_DESCRIPTION OF THE TASK_. Return the whole listing, line for line, without the pictures in it.

_Code that draws figures_.
══════

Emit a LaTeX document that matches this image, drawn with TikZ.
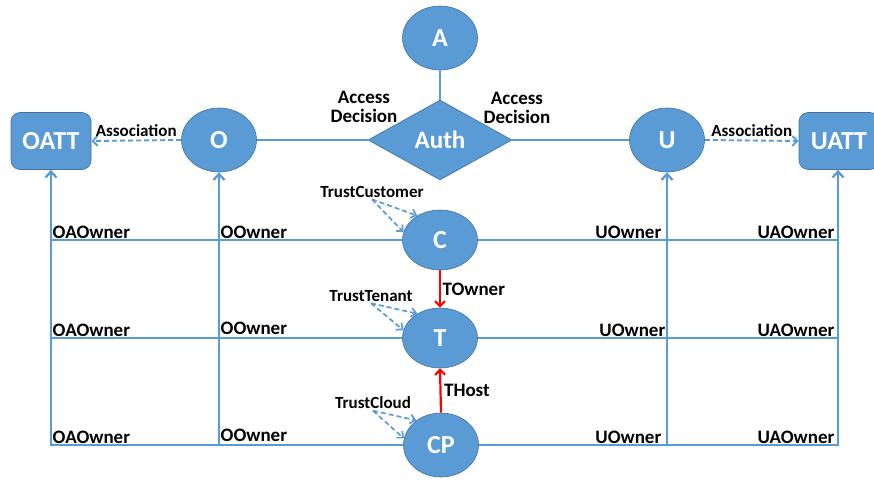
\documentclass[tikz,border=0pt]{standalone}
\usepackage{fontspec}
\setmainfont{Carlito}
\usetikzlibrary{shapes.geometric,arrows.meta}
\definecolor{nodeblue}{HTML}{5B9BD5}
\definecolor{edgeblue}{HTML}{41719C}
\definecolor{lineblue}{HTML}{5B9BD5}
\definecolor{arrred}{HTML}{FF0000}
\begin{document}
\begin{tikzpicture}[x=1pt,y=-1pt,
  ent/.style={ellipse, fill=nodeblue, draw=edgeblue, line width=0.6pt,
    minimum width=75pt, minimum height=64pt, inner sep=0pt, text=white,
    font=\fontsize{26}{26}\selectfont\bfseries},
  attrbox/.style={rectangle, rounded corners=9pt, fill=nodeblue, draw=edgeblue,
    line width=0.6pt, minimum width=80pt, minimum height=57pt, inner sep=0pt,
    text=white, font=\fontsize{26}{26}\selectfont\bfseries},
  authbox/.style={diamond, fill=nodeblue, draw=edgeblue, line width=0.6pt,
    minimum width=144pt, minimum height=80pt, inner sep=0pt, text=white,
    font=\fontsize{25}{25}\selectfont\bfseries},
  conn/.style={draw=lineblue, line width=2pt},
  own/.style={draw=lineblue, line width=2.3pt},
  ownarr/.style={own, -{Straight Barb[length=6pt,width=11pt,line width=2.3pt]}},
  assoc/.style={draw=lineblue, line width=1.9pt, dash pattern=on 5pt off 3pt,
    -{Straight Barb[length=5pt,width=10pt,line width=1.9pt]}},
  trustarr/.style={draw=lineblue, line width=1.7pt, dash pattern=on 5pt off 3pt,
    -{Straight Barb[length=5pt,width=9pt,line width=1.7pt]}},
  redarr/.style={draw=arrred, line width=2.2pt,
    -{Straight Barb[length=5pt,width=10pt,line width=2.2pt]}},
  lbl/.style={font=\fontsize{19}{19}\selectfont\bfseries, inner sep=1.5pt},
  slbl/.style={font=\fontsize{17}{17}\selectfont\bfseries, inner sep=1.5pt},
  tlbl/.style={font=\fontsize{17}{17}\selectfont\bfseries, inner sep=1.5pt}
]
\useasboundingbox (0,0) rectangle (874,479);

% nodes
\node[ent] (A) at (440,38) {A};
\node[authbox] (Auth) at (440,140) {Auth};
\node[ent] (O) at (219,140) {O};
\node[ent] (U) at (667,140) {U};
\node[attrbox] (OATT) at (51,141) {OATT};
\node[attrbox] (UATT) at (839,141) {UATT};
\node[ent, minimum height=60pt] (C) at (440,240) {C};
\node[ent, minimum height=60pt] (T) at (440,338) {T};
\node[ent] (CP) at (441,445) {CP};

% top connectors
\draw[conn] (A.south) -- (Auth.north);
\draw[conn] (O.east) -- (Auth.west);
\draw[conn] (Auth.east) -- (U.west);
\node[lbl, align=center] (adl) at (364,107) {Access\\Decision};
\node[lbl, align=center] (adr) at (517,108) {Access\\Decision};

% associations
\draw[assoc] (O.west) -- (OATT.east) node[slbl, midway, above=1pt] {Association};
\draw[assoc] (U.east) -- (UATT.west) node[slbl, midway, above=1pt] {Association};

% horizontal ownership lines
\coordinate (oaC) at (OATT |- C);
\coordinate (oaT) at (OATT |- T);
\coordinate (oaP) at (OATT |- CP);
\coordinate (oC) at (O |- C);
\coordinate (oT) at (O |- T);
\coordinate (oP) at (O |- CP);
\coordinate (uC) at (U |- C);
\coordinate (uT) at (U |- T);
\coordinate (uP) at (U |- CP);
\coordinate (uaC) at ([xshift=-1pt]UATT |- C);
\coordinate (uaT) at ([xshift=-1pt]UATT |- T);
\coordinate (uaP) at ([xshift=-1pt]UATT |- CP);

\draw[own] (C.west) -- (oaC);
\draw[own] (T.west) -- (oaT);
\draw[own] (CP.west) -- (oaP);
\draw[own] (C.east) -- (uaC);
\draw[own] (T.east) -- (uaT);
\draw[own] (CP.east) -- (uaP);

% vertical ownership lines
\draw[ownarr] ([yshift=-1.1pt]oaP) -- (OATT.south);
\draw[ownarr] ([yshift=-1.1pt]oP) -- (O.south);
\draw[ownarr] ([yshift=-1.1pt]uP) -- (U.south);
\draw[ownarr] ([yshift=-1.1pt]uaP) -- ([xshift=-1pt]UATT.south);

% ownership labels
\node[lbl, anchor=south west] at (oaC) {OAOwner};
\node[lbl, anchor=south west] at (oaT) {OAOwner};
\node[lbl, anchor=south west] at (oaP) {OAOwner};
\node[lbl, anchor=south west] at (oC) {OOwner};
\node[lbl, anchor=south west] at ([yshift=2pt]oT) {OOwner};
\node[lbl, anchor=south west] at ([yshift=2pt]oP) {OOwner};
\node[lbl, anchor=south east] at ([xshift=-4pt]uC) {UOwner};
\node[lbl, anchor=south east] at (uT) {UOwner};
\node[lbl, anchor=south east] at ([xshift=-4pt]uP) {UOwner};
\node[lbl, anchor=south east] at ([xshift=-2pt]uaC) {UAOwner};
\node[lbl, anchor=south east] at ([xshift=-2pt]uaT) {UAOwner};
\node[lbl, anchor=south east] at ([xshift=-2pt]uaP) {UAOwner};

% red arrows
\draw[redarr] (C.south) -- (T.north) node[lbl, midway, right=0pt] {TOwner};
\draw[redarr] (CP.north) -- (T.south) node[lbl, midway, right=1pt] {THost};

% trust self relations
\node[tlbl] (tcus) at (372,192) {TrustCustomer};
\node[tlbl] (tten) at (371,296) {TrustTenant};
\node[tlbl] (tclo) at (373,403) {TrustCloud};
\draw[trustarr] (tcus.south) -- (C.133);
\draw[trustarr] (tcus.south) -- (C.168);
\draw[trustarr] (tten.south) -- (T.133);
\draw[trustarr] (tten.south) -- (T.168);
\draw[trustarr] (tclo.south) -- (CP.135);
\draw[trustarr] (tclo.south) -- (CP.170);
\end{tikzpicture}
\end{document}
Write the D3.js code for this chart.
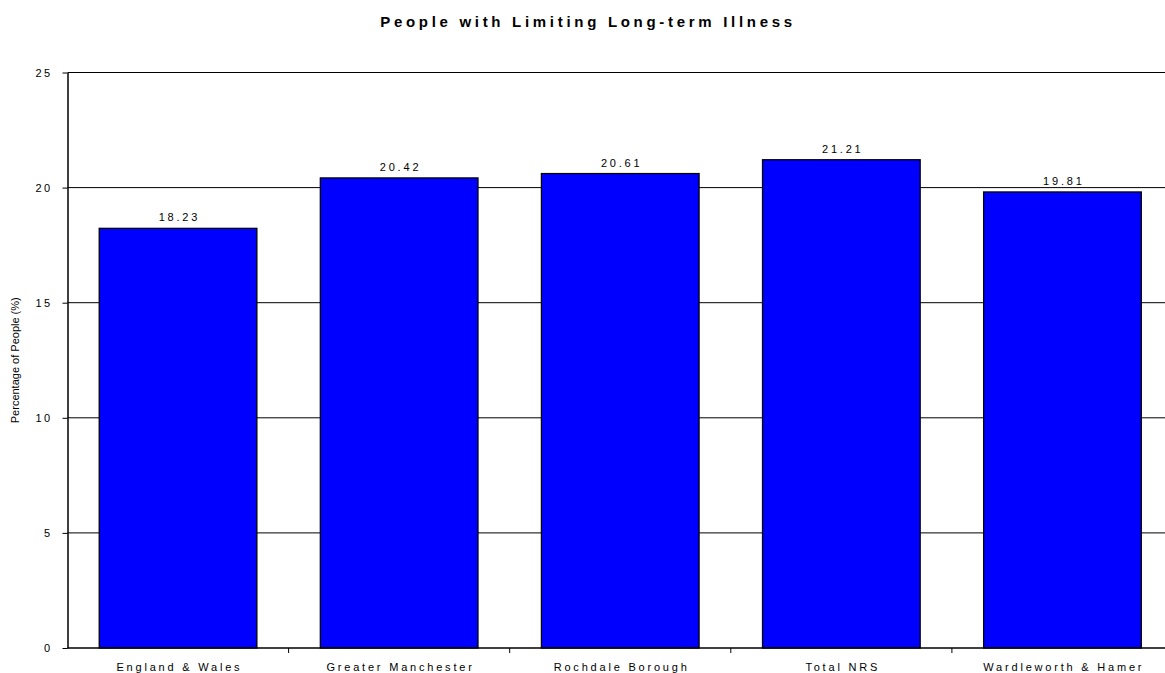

══════

_THE OUTPUT_.
Emit a LaTeX document that matches this image, drawn with TikZ.
\documentclass[tikz,border=0pt]{standalone}
\usepackage{fontspec}
\setmainfont{Carlito}
\usetikzlibrary{shapes.geometric,arrows.meta}
\definecolor{nodeblue}{HTML}{5B9BD5}
\definecolor{edgeblue}{HTML}{41719C}
\definecolor{lineblue}{HTML}{5B9BD5}
\definecolor{arrred}{HTML}{FF0000}
\begin{document}
\begin{tikzpicture}[x=1pt,y=-1pt,
  ent/.style={ellipse, fill=nodeblue, draw=edgeblue, line width=0.6pt,
    minimum width=75pt, minimum height=64pt, inner sep=0pt, text=white,
    font=\fontsize{26}{26}\selectfont\bfseries},
  attrbox/.style={rectangle, rounded corners=9pt, fill=nodeblue, draw=edgeblue,
    line width=0.6pt, minimum width=80pt, minimum height=57pt, inner sep=0pt,
    text=white, font=\fontsize{26}{26}\selectfont\bfseries},
  authbox/.style={diamond, fill=nodeblue, draw=edgeblue, line width=0.6pt,
    minimum width=144pt, minimum height=80pt, inner sep=0pt, text=white,
    font=\fontsize{25}{25}\selectfont\bfseries},
  conn/.style={draw=lineblue, line width=2pt},
  own/.style={draw=lineblue, line width=2.3pt},
  ownarr/.style={own, -{Straight Barb[length=6pt,width=11pt,line width=2.3pt]}},
  assoc/.style={draw=lineblue, line width=1.9pt, dash pattern=on 5pt off 3pt,
    -{Straight Barb[length=5pt,width=10pt,line width=1.9pt]}},
  trustarr/.style={draw=lineblue, line width=1.7pt, dash pattern=on 5pt off 3pt,
    -{Straight Barb[length=5pt,width=9pt,line width=1.7pt]}},
  redarr/.style={draw=arrred, line width=2.2pt,
    -{Straight Barb[length=5pt,width=10pt,line width=2.2pt]}},
  lbl/.style={font=\fontsize{19}{19}\selectfont\bfseries, inner sep=1.5pt},
  slbl/.style={font=\fontsize{17}{17}\selectfont\bfseries, inner sep=1.5pt},
  tlbl/.style={font=\fontsize{17}{17}\selectfont\bfseries, inner sep=1.5pt}
]
\useasboundingbox (0,0) rectangle (874,479);

% nodes
\node[ent] (A) at (440,38) {A};
\node[authbox] (Auth) at (440,140) {Auth};
\node[ent] (O) at (219,140) {O};
\node[ent] (U) at (667,140) {U};
\node[attrbox] (OATT) at (51,141) {OATT};
\node[attrbox] (UATT) at (839,141) {UATT};
\node[ent, minimum height=60pt] (C) at (440,240) {C};
\node[ent, minimum height=60pt] (T) at (440,338) {T};
\node[ent] (CP) at (441,445) {CP};

% top connectors
\draw[conn] (A.south) -- (Auth.north);
\draw[conn] (O.east) -- (Auth.west);
\draw[conn] (Auth.east) -- (U.west);
\node[lbl, align=center] (adl) at (364,107) {Access\\Decision};
\node[lbl, align=center] (adr) at (517,108) {Access\\Decision};

% associations
\draw[assoc] (O.west) -- (OATT.east) node[slbl, midway, above=1pt] {Association};
\draw[assoc] (U.east) -- (UATT.west) node[slbl, midway, above=1pt] {Association};

% horizontal ownership lines
\coordinate (oaC) at (OATT |- C);
\coordinate (oaT) at (OATT |- T);
\coordinate (oaP) at (OATT |- CP);
\coordinate (oC) at (O |- C);
\coordinate (oT) at (O |- T);
\coordinate (oP) at (O |- CP);
\coordinate (uC) at (U |- C);
\coordinate (uT) at (U |- T);
\coordinate (uP) at (U |- CP);
\coordinate (uaC) at ([xshift=-1pt]UATT |- C);
\coordinate (uaT) at ([xshift=-1pt]UATT |- T);
\coordinate (uaP) at ([xshift=-1pt]UATT |- CP);

\draw[own] (C.west) -- (oaC);
\draw[own] (T.west) -- (oaT);
\draw[own] (CP.west) -- (oaP);
\draw[own] (C.east) -- (uaC);
\draw[own] (T.east) -- (uaT);
\draw[own] (CP.east) -- (uaP);

% vertical ownership lines
\draw[ownarr] ([yshift=-1.1pt]oaP) -- (OATT.south);
\draw[ownarr] ([yshift=-1.1pt]oP) -- (O.south);
\draw[ownarr] ([yshift=-1.1pt]uP) -- (U.south);
\draw[ownarr] ([yshift=-1.1pt]uaP) -- ([xshift=-1pt]UATT.south);

% ownership labels
\node[lbl, anchor=south west] at (oaC) {OAOwner};
\node[lbl, anchor=south west] at (oaT) {OAOwner};
\node[lbl, anchor=south west] at (oaP) {OAOwner};
\node[lbl, anchor=south west] at (oC) {OOwner};
\node[lbl, anchor=south west] at ([yshift=2pt]oT) {OOwner};
\node[lbl, anchor=south west] at ([yshift=2pt]oP) {OOwner};
\node[lbl, anchor=south east] at ([xshift=-4pt]uC) {UOwner};
\node[lbl, anchor=south east] at (uT) {UOwner};
\node[lbl, anchor=south east] at ([xshift=-4pt]uP) {UOwner};
\node[lbl, anchor=south east] at ([xshift=-2pt]uaC) {UAOwner};
\node[lbl, anchor=south east] at ([xshift=-2pt]uaT) {UAOwner};
\node[lbl, anchor=south east] at ([xshift=-2pt]uaP) {UAOwner};

% red arrows
\draw[redarr] (C.south) -- (T.north) node[lbl, midway, right=0pt] {TOwner};
\draw[redarr] (CP.north) -- (T.south) node[lbl, midway, right=1pt] {THost};

% trust self relations
\node[tlbl] (tcus) at (372,192) {TrustCustomer};
\node[tlbl] (tten) at (371,296) {TrustTenant};
\node[tlbl] (tclo) at (373,403) {TrustCloud};
\draw[trustarr] (tcus.south) -- (C.133);
\draw[trustarr] (tcus.south) -- (C.168);
\draw[trustarr] (tten.south) -- (T.133);
\draw[trustarr] (tten.south) -- (T.168);
\draw[trustarr] (tclo.south) -- (CP.135);
\draw[trustarr] (tclo.south) -- (CP.170);
\end{tikzpicture}
\end{document}
Write the D3.js code for this chart.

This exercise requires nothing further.